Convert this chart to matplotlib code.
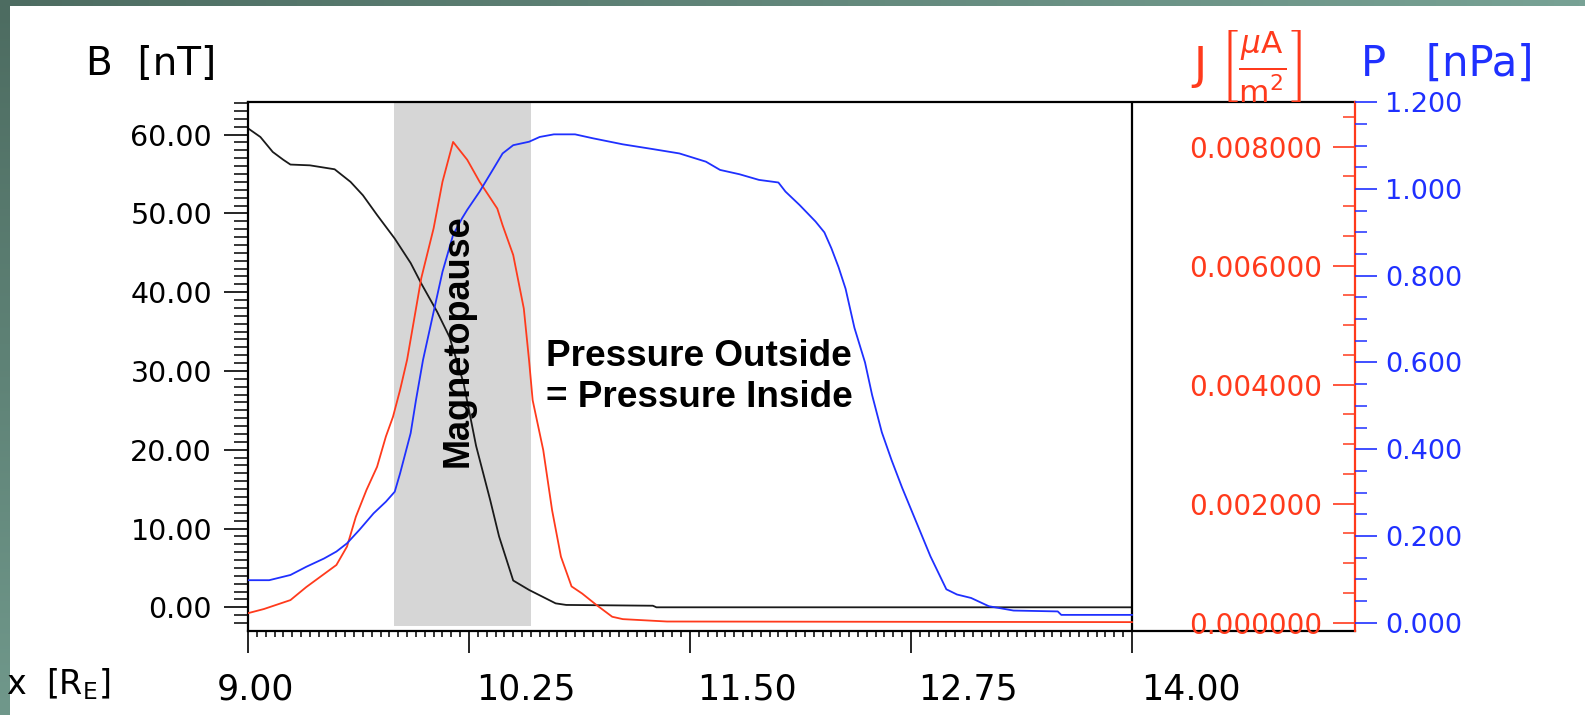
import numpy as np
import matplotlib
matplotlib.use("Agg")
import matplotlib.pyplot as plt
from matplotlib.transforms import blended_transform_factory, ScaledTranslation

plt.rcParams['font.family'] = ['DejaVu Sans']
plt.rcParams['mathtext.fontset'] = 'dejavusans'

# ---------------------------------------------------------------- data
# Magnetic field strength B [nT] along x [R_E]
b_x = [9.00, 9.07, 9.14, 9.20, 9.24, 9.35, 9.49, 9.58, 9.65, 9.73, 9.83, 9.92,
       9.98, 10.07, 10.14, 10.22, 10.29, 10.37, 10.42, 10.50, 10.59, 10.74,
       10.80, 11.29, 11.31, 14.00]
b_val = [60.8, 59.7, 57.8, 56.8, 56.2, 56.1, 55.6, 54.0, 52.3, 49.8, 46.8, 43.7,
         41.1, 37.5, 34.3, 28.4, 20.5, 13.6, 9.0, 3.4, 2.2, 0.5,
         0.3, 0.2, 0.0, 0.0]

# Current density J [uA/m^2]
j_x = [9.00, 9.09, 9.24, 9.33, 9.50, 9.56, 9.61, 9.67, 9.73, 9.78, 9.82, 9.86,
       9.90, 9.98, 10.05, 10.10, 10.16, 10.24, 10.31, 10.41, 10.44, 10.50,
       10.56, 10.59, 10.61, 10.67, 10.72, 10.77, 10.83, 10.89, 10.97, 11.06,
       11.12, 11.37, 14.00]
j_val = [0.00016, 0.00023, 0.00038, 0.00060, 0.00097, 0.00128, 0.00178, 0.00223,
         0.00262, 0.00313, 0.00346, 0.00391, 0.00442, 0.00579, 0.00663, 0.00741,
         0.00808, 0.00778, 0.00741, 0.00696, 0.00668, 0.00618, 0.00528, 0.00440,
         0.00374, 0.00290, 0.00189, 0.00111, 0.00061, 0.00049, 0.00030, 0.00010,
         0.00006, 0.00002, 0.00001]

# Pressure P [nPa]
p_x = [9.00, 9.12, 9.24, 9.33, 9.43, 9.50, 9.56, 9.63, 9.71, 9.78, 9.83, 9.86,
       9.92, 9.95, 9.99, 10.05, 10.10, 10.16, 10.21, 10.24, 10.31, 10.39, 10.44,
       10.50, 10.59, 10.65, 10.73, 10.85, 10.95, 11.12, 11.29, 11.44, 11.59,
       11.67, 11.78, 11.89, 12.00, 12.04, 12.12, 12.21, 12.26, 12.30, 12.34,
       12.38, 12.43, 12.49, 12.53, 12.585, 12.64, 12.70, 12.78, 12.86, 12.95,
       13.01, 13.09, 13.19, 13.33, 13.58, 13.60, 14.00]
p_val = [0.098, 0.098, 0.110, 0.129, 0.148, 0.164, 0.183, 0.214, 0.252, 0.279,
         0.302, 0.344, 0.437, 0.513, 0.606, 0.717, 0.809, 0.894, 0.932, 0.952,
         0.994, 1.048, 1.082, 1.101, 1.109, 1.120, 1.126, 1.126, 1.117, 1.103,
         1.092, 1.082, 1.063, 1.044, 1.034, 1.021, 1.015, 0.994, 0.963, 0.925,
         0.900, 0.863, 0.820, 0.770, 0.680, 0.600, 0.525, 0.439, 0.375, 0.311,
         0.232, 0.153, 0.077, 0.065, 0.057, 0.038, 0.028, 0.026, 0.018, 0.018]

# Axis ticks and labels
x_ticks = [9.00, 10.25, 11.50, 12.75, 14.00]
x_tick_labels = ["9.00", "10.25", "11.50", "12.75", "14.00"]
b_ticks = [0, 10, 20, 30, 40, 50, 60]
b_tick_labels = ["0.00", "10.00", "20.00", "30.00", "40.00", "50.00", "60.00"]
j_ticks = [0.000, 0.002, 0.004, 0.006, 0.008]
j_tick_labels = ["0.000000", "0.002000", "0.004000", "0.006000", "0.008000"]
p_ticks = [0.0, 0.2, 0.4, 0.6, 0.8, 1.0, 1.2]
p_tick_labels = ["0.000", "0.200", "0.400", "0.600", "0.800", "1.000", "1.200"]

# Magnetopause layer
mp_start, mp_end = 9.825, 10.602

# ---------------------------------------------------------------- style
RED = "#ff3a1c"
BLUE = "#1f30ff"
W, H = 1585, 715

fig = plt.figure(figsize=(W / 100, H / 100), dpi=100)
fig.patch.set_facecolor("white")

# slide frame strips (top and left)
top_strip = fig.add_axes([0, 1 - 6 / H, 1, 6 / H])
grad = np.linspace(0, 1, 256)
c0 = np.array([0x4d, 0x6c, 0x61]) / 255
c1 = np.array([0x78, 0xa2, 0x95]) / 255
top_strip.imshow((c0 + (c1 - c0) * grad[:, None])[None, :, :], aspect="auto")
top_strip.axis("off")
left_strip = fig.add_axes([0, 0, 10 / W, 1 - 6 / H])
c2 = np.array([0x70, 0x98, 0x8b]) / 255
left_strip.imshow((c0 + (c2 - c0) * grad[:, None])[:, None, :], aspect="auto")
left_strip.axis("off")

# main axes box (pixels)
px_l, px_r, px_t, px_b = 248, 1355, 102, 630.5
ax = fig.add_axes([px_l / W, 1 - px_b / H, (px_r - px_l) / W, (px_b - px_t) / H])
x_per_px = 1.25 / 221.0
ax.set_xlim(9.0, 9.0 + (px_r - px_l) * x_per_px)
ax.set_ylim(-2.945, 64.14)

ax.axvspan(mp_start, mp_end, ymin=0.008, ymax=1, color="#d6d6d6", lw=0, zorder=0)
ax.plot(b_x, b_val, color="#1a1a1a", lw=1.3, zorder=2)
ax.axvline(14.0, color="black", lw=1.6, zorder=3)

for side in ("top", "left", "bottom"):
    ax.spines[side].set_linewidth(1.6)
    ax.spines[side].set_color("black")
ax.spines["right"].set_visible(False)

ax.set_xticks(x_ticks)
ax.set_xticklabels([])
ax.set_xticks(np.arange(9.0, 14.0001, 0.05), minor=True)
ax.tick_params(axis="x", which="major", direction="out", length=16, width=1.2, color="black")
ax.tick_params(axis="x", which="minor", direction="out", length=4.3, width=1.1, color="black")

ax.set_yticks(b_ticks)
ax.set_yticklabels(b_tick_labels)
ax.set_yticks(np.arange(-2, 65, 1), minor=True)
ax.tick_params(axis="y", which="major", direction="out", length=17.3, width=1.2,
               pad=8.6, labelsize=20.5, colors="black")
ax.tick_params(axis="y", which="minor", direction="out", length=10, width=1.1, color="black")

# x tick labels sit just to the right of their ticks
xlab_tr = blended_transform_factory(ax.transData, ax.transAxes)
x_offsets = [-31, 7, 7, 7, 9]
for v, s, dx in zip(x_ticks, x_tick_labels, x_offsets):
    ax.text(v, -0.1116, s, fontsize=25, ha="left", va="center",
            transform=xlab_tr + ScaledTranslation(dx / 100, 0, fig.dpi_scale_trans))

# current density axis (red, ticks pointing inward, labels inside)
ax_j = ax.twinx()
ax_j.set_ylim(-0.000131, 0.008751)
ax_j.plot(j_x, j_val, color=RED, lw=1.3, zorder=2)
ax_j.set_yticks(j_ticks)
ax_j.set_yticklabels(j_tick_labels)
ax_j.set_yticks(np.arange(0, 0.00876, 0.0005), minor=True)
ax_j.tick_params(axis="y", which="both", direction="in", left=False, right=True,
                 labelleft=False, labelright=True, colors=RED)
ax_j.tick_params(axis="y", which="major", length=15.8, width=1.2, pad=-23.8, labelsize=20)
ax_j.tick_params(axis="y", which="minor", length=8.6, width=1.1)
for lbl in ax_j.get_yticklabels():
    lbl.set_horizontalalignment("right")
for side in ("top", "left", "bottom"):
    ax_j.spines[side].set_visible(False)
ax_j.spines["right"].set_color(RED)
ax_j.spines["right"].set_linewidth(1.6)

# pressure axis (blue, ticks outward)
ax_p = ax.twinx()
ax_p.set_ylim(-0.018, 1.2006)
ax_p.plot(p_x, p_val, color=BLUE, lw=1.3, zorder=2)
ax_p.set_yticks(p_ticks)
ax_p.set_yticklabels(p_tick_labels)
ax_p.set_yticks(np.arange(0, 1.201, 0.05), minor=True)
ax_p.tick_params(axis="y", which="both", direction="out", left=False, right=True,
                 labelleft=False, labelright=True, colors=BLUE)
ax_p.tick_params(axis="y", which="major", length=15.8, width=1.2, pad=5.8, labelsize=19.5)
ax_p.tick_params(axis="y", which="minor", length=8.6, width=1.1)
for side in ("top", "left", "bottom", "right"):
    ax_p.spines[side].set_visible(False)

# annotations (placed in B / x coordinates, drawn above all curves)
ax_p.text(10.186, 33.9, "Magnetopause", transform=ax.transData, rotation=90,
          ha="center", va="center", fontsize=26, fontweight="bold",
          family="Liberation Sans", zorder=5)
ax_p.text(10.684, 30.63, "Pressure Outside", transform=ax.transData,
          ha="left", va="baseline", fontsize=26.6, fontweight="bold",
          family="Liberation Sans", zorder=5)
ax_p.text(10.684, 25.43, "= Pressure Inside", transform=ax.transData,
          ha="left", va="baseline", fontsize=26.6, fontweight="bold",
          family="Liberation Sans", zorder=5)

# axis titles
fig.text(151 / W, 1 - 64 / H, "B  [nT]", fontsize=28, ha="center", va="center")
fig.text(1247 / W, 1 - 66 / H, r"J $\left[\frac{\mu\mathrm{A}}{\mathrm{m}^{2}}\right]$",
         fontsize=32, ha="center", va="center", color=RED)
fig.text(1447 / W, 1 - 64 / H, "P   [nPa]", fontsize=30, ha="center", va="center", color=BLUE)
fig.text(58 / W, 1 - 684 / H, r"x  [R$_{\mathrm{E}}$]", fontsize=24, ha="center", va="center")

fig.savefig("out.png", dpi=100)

= = = =

§ Objective: Begin at the top of the material above and output each line exactly, stopping after the line that holds "plt.rcParams['mathtext.fontset'] = 'dejavusans'". Leave out pictures.

§ Task answer:
Convert this chart to matplotlib code.
import numpy as np
import matplotlib
matplotlib.use("Agg")
import matplotlib.pyplot as plt
from matplotlib.transforms import blended_transform_factory, ScaledTranslation

plt.rcParams['font.family'] = ['DejaVu Sans']
plt.rcParams['mathtext.fontset'] = 'dejavusans'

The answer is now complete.